Does anybody know of another proof of the wanted result, or just of a way to generalize the above to non-unital $^*$-algebras?
I think it is a lot simpler than that.
Fix $x\in A$. Since the norm satisfies $\|x\|^2=\|x^*x\|$, it is enough to assume that $x$ is positive. Let $\pi:A\to B(H)$ be a $*$-representation with $\pi(x)\ne0$. Let $B\subset B(H)$ be the closure of $\pi(A)$.
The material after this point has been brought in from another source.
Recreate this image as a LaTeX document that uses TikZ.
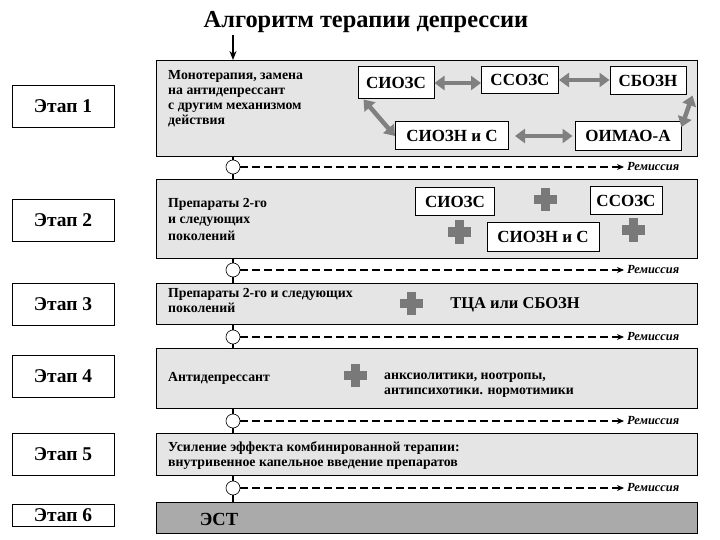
\documentclass[tikz,border=0pt]{standalone}
\usepackage{fontspec}
\setmainfont{Liberation Serif}
\usepackage{tikz}
\usetikzlibrary{
    arrows.meta,
    positioning
}
\tikzstyle{panel} = [
    rectangle, draw=black,
    line width=0.8pt,
    fill=gray!20,
    anchor=north west,
    minimum width=541pt
]
\tikzstyle{stage} = [
    rectangle, draw=black,
    line width=0.8pt,
    fill=white,
    minimum width=102pt,
    minimum height=42pt,
    font=\fontsize{19.5}{22}\selectfont\bfseries
]
\tikzstyle{drug} = [
    rectangle, draw=black,
    line width=1pt,
    fill=white,
    inner sep=0pt,
    font=\fontsize{17}{20}\selectfont\bfseries
]
\tikzstyle{note} = [
    anchor=north west,
    align=left,
    inner sep=0pt,
    font=\fontsize{13.8}{15}\selectfont\bfseries
]
\tikzstyle{knot} = [
    circle, draw=black,
    line width=0.6pt,
    fill=white,
    minimum size=14pt,
    inner sep=0pt
]
\tikzstyle{remark} = [
    anchor=west,
    inner sep=3pt,
    font=\fontsize{12.4}{14}\selectfont\bfseries\itshape
]
\tikzstyle{remline} = [
    dash pattern=on 8pt off 4pt,
    line width=1.2pt,
    -{Stealth[length=7pt,width=6pt]}
]
\tikzstyle{swap} = [
    draw=gray,
    line width=4.5pt,
    {Triangle[length=10pt,width=14pt]}-{Triangle[length=10pt,width=14pt]}
]
\tikzstyle{arrow} = [
    line width=1.5pt,
    -{Stealth[length=9pt,width=7pt]}
]
\tikzstyle{link} = [
    line width=1.2pt
]
% grey cross between drug groups, centre (x,y)
\newcommand{\drugplus}[2]{%
    \fill[gray!95!black] (#1-11.5,#2-4.5) rectangle (#1+11.5,#2+4.5);
    \fill[gray!95!black] (#1-4.5,#2-11.5) rectangle (#1+4.5,#2+11.5);
}

\begin{document}
\begin{tikzpicture}[x=1pt, y=-1pt]
    \useasboundingbox (0,0) rectangle (720,540);

    \node[font=\fontsize{24.4}{28}\selectfont\bfseries] (title) at (366,22) {Алгоритм терапии депрессии};
    \coordinate (entry) at (233,35);

    % stages
    \node[stage] (etap1) at (63,106) {Этап 1};
    \node[stage] (etap2) at (63,220) {Этап 2};
    \node[stage] (etap3) at (63,304) {Этап 3};
    \node[stage] (etap4) at (63,376) {Этап 4};
    \node[stage] (etap5) at (63,454) {Этап 5};
    \node[stage, minimum height=22pt] (etap6) at (63,515) {Этап 6};

    % panels
    \node[panel, minimum height=96pt] (p1) at (156,60) {};
    \node[panel, minimum height=79pt] (p2) at (156,179) {};
    \node[panel, minimum height=41pt] (p3) at (156,283) {};
    \node[panel, minimum height=60pt] (p4) at (156,348) {};
    \node[panel, minimum height=42pt] (p5) at (156,433) {};
    \node[panel, minimum height=31pt, fill=gray!67] (p6) at (156,502) {};

    % stage 1
    \node[note] (mono) at (168,70) {Монотерапия, замена\\на антидепрессант\\с другим механизмом\\действия};
    \node[drug, minimum width=76pt, minimum height=32pt] (siozs1) at (396,83) {СИОЗС};
    \node[drug, minimum width=77pt, minimum height=27pt] (ssozs1) at (520,80) {ССОЗС};
    \node[drug, minimum width=76pt, minimum height=28pt] (sbozn1) at (648,81) {СБОЗН};
    \node[drug, minimum width=113pt, minimum height=28pt] (siozn1) at (452,136) {СИОЗН и С};
    \node[drug, minimum width=106pt, minimum height=29pt] (oimao1) at (628,136) {ОИМАО-А};
    \draw[swap] (siozs1.east) -- (siozs1.east -| ssozs1.west);
    \draw[swap] (ssozs1.east) -- (ssozs1.east -| sbozn1.west);
    \draw[swap] ([xshift=6pt]siozs1.south west) -- (siozn1.west);
    \draw[swap, shorten <=6pt, shorten >=2pt] (siozn1.east) -- (siozn1.east -| oimao1.west);
    \draw[swap] ([xshift=6pt]sbozn1.south east) -- ([yshift=-6pt]oimao1.north east);

    % stage 2
    \node[note, font=\fontsize{13.8}{16.5}\selectfont\bfseries] (gen2) at (168,198) {Препараты 2-го\\и следующих\\поколений};
    \node[drug, minimum width=79pt, minimum height=28pt] (siozs2) at (455,202) {СИОЗС};
    \node[drug, minimum width=72pt, minimum height=28pt] (ssozs2) at (626,201) {ССОЗС};
    \node[drug, minimum width=112pt, minimum height=29pt] (siozn2) at (543,237) {СИОЗН и С};
    \drugplus{545}{200}
    \drugplus{459}{232}
    \drugplus{633}{230}

    % stage 3
    \node[note] (gen3) at (168,288) {Препараты 2-го и следующих\\поколений};
    \drugplus{411}{303}
    \node[font=\fontsize{16.5}{19}\selectfont\bfseries] (tca) at (515,305) {ТЦА или СБОЗН};

    % stage 4
    \node[note] (anti) at (168,372) {Антидепрессант};
    \drugplus{355}{375}
    \node[note] (adds) at (384,373) {анксиолитики, ноотропы,\\антипсихотики. нормотимики};

    % stage 5
    \node[note] (iv) at (168,441) {Усиление эффекта комбинированной терапии:\\внутривенное капельное введение препаратов};

    % stage 6
    \node[font=\fontsize{18.5}{20}\selectfont\bfseries] (est) at (219,519) {ЭСТ};

    % remission knots
    \node[knot] (knot1) at (233,167) {};
    \node[knot] (knot2) at (233,270) {};
    \node[knot] (knot3) at (233,337) {};
    \node[knot] (knot4) at (233,421) {};
    \node[knot] (knot5) at (233,488) {};
    \node[remark] (rem1) at (624,167) {Ремиссия};
    \node[remark] (rem2) at (624,270) {Ремиссия};
    \node[remark] (rem3) at (624,337) {Ремиссия};
    \node[remark] (rem4) at (624,421) {Ремиссия};
    \node[remark] (rem5) at (624,488) {Ремиссия};
    \draw[remline] (knot1) -- (rem1.west);
    \draw[remline] (knot2) -- (rem2.west);
    \draw[remline] (knot3) -- (rem3.west);
    \draw[remline] (knot4) -- (rem4.west);
    \draw[remline] (knot5) -- (rem5.west);

    % flow
    \draw[arrow] (entry) -- (entry |- p1.north);
    \draw[link] (knot1 |- p1.south) -- (knot1);
    \draw[link] (knot1) -- (knot1 |- p2.north);
    \draw[link] (knot2 |- p2.south) -- (knot2);
    \draw[link] (knot2) -- (knot2 |- p3.north);
    \draw[link] (knot3 |- p3.south) -- (knot3);
    \draw[link] (knot3) -- (knot3 |- p4.north);
    \draw[link] (knot4 |- p4.south) -- (knot4);
    \draw[link] (knot4) -- (knot4 |- p5.north);
    \draw[link] (knot5 |- p5.south) -- (knot5);
    \draw[link] (knot5) -- (knot5 |- p6.north);
\end{tikzpicture}
\end{document}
Let $\varphi$ be a state of $B$ with $|\varphi(\pi(x))|=\|\pi(x)\|$. Now consider the GNS representation $\pi_\varphi$ corresponding to $\varphi$. This is a cyclic representation, and $$ \|\pi(x)\|=|\varphi(\pi(x))|=|\langle \pi_\varphi(\pi(x))\Omega_\varphi,\Omega_\varphi\rangle|\leq\|\pi_\varphi\circ\pi(x)\|. $$ The representation $\pi_\varphi\circ\pi:A\to B(H_\varphi)$ is cyclic. So this shows that the second norm in your question is at least as big as the first one. The other inequality is trivial.
Note: cyclicity can be guaranteed if one replaces $H_\varphi$ with $\overline{\pi_\varphi(\pi(A))H_\varphi}$.